There is this part in Newman and Bak's Complex Analysis where he justifies via lim sup, that the series obtained by differentiating a convergent series has the same radius of convergence as the former one. It goes:
Given a sequence $\{C_n\}$ in $\mathbb{C}$ such that $\limsup\limits_{n\rightarrow\infty} |C_n|^{1/n}$ exists, we have
$$ \limsup\limits_{n\rightarrow\infty}|nC_n|^{1/(n-1)} = \limsup\limits_{n\rightarrow\infty}\left(|nC_n|^{1/n}\right)^{n/(n-1)} = \limsup\limits_{n\rightarrow\infty} |C_n|^{1/n}. $$
I just cannot understand the second equality. Before rewriting the exponent, we can use the fact that $\lim\limits_{n\to\infty}|n|^{1/(n-1)}=1$ and write
$$ \limsup\limits_{n\rightarrow\infty}|nC_n|^{1/(n-1)} = \lim\limits_{n\to\infty}|n|^{1/(n-1)}\limsup\limits_{n\rightarrow\infty} |C_n|^{1/(n-1)} = \limsup\limits_{n\rightarrow\infty} |C_n|^{1/(n-1)} = \limsup\limits_{n\rightarrow\infty} |C_n|^{1/n} $$
How does rewriting the exponent that way help us?

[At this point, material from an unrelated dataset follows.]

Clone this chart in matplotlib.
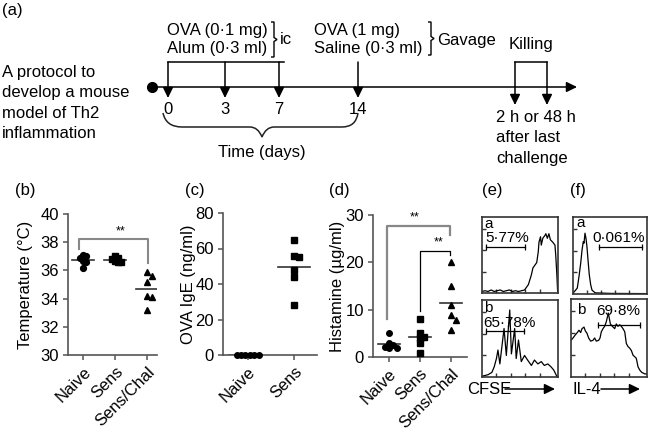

I think that what the authors have in mind is this: for any sequence $(a_n)_{n\in\Bbb N}$ of numbers greater than $0$, we have$$\limsup_na_n=\limsup_na_n^{n/(n-1)},$$and therefore, since$$\limsup_n\left|nC_n\right|^{1/n}=\limsup_n\left|C_n\right|^{1/n},$$you have\begin{align}\limsup_n\left(\left|nC_n\right|^{1/n}\right)^{n/(n-1)}&=\limsup_n\left|nC_n\right|^{1/n}\\&=\limsup_n\left|C_n\right|^{1/n}.\end{align}